AIM OF THE EXERCISE: Every line of the material is to be quoted verbatim, minus the pictures.
>>>
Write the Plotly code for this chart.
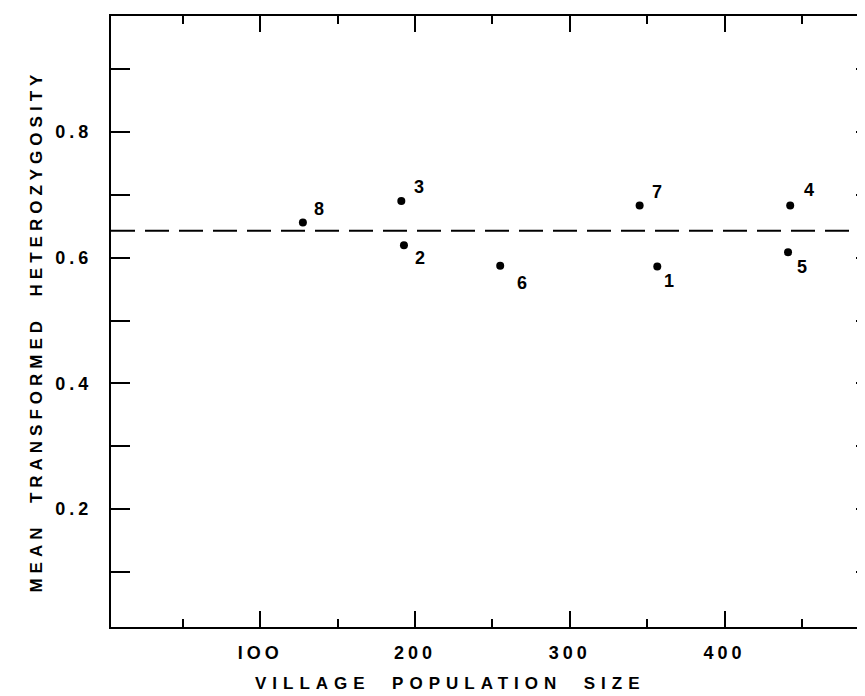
import plotly.graph_objects as go

# Data
village_ids = ["1", "2", "3", "4", "5", "6", "7", "8"]
population_size = [356.5, 192.8, 191.1, 442.4, 441.0, 255.0, 345.1, 127.5]
mean_heterozygosity = [0.586, 0.620, 0.690, 0.683, 0.6085, 0.587, 0.683, 0.656]
overall_mean = 0.643

x_tick_vals = [100, 200, 300, 400]
x_tick_text = ["IOO", "200", "300", "400"]
y_tick_vals = [0.2, 0.4, 0.6, 0.8]
y_tick_text = ["0.2", "0.4", "0.6", "0.8"]

x_title = "VILLAGE  POPULATION  SIZE"
y_title = "MEAN  TRANSFORMED  HETEROZYGOSITY"

# label offsets (pixels) for point labels
label_dx = {"1": 12, "2": 16, "3": 18, "4": 19, "5": 14, "6": 22, "7": 17, "8": 16}
label_dy = {"1": -14, "2": -13, "3": 14, "4": 16, "5": -15, "6": -17, "7": 14, "8": 14}

FONT = "Liberation Sans"
x_range = [3.5, 495.9]
y_range = [0.0125, 0.9845]


def spaced(s, px):
    return f'<span style="letter-spacing:{px}px">{s}</span>'


fig = go.Figure()

fig.add_trace(go.Scatter(
    x=x_range, y=[overall_mean, overall_mean], mode="lines",
    line=dict(color="black", width=2, dash="24px,10px"),
    hoverinfo="skip", showlegend=False,
))

fig.add_trace(go.Scatter(
    x=population_size, y=mean_heterozygosity, mode="markers",
    marker=dict(color="black", size=8),
    showlegend=False,
))

# invisible trace for the right-hand tick axis
fig.add_trace(go.Scatter(
    x=population_size, y=mean_heterozygosity, mode="markers", yaxis="y2",
    marker=dict(opacity=0), showlegend=False, hoverinfo="skip",
))

for vid, xv, yv in zip(village_ids, population_size, mean_heterozygosity):
    fig.add_annotation(
        x=xv, y=yv, text=vid, showarrow=False,
        xshift=label_dx[vid], yshift=label_dy[vid],
        font=dict(family=FONT, size=18, color="black", weight="bold"),
    )

fig.add_annotation(
    xref="paper", yref="paper", x=0.446, y=-0.093,
    xanchor="center", yanchor="middle", showarrow=False,
    text=spaced(x_title, 6),
    font=dict(family=FONT, size=17, color="black", weight="bold"),
)
fig.add_annotation(
    xref="paper", yref="paper", x=-0.098, y=0.484,
    xanchor="center", yanchor="middle", showarrow=False, textangle=-90,
    text=spaced(y_title, 5),
    font=dict(family=FONT, size=17, color="black", weight="bold"),
)

fig.update_layout(
    width=865, height=696,
    margin=dict(l=103, r=0, t=8, b=77),
    plot_bgcolor="white", paper_bgcolor="white",
    xaxis=dict(
        range=x_range, showgrid=False, zeroline=False, automargin=False,
        showline=True, linecolor="black", linewidth=2, mirror="ticks",
        ticks="inside", ticklen=16, tickwidth=2, tickcolor="black",
        tickvals=x_tick_vals, ticktext=[spaced(t, 4) for t in x_tick_text],
        minor=dict(dtick=50, tick0=0, ticks="inside", ticklen=8, tickwidth=2, tickcolor="black"),
        tickfont=dict(family=FONT, size=18, color="black", weight="bold"),
        ticklabelstandoff=8,
    ),
    yaxis=dict(
        range=y_range, showgrid=False, zeroline=False, automargin=False,
        showline=True, linecolor="black", linewidth=2,
        ticks="inside", ticklen=19, tickwidth=2, tickcolor="black",
        tickvals=y_tick_vals, ticktext=[spaced(t, 4) for t in y_tick_text],
        minor=dict(dtick=0.1, tick0=0, ticks="inside", ticklen=19, tickwidth=2, tickcolor="black"),
        tickfont=dict(family=FONT, size=18, color="black", weight="bold"),
        ticklabelstandoff=13,
    ),
    yaxis2=dict(
        range=y_range, overlaying="y", side="right", showgrid=False, zeroline=False,
        automargin=False, showline=False, ticks="inside", ticklen=17, tickwidth=2,
        tickcolor="black", dtick=0.1, tick0=0, showticklabels=False,
    ),
)

fig.write_html("out.html")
<<<
ANSWER TO THE EXERCISE:
Write the Plotly code for this chart.
import plotly.graph_objects as go

# Data
village_ids = ["1", "2", "3", "4", "5", "6", "7", "8"]
population_size = [356.5, 192.8, 191.1, 442.4, 441.0, 255.0, 345.1, 127.5]
mean_heterozygosity = [0.586, 0.620, 0.690, 0.683, 0.6085, 0.587, 0.683, 0.656]
overall_mean = 0.643

x_tick_vals = [100, 200, 300, 400]
x_tick_text = ["IOO", "200", "300", "400"]
y_tick_vals = [0.2, 0.4, 0.6, 0.8]
y_tick_text = ["0.2", "0.4", "0.6", "0.8"]

x_title = "VILLAGE  POPULATION  SIZE"
y_title = "MEAN  TRANSFORMED  HETEROZYGOSITY"

# label offsets (pixels) for point labels
label_dx = {"1": 12, "2": 16, "3": 18, "4": 19, "5": 14, "6": 22, "7": 17, "8": 16}
label_dy = {"1": -14, "2": -13, "3": 14, "4": 16, "5": -15, "6": -17, "7": 14, "8": 14}

FONT = "Liberation Sans"
x_range = [3.5, 495.9]
y_range = [0.0125, 0.9845]


def spaced(s, px):
    return f'<span style="letter-spacing:{px}px">{s}</span>'


fig = go.Figure()

fig.add_trace(go.Scatter(
    x=x_range, y=[overall_mean, overall_mean], mode="lines",
    line=dict(color="black", width=2, dash="24px,10px"),
    hoverinfo="skip", showlegend=False,
))

fig.add_trace(go.Scatter(
    x=population_size, y=mean_heterozygosity, mode="markers",
    marker=dict(color="black", size=8),
    showlegend=False,
))

# invisible trace for the right-hand tick axis
fig.add_trace(go.Scatter(
    x=population_size, y=mean_heterozygosity, mode="markers", yaxis="y2",
    marker=dict(opacity=0), showlegend=False, hoverinfo="skip",
))

for vid, xv, yv in zip(village_ids, population_size, mean_heterozygosity):
    fig.add_annotation(
        x=xv, y=yv, text=vid, showarrow=False,
        xshift=label_dx[vid], yshift=label_dy[vid],
        font=dict(family=FONT, size=18, color="black", weight="bold"),
    )

fig.add_annotation(
    xref="paper", yref="paper", x=0.446, y=-0.093,
    xanchor="center", yanchor="middle", showarrow=False,
    text=spaced(x_title, 6),
    font=dict(family=FONT, size=17, color="black", weight="bold"),
)
fig.add_annotation(
    xref="paper", yref="paper", x=-0.098, y=0.484,
    xanchor="center", yanchor="middle", showarrow=False, textangle=-90,
    text=spaced(y_title, 5),
    font=dict(family=FONT, size=17, color="black", weight="bold"),
)

fig.update_layout(
    width=865, height=696,
    margin=dict(l=103, r=0, t=8, b=77),
    plot_bgcolor="white", paper_bgcolor="white",
    xaxis=dict(
        range=x_range, showgrid=False, zeroline=False, automargin=False,
        showline=True, linecolor="black", linewidth=2, mirror="ticks",
        ticks="inside", ticklen=16, tickwidth=2, tickcolor="black",
        tickvals=x_tick_vals, ticktext=[spaced(t, 4) for t in x_tick_text],
        minor=dict(dtick=50, tick0=0, ticks="inside", ticklen=8, tickwidth=2, tickcolor="black"),
        tickfont=dict(family=FONT, size=18, color="black", weight="bold"),
        ticklabelstandoff=8,
    ),
    yaxis=dict(
        range=y_range, showgrid=False, zeroline=False, automargin=False,
        showline=True, linecolor="black", linewidth=2,
        ticks="inside", ticklen=19, tickwidth=2, tickcolor="black",
        tickvals=y_tick_vals, ticktext=[spaced(t, 4) for t in y_tick_text],
        minor=dict(dtick=0.1, tick0=0, ticks="inside", ticklen=19, tickwidth=2, tickcolor="black"),
        tickfont=dict(family=FONT, size=18, color="black", weight="bold"),
        ticklabelstandoff=13,
    ),
    yaxis2=dict(
        range=y_range, overlaying="y", side="right", showgrid=False, zeroline=False,
        automargin=False, showline=False, ticks="inside", ticklen=17, tickwidth=2,
        tickcolor="black", dtick=0.1, tick0=0, showticklabels=False,
    ),
)

fig.write_html("out.html")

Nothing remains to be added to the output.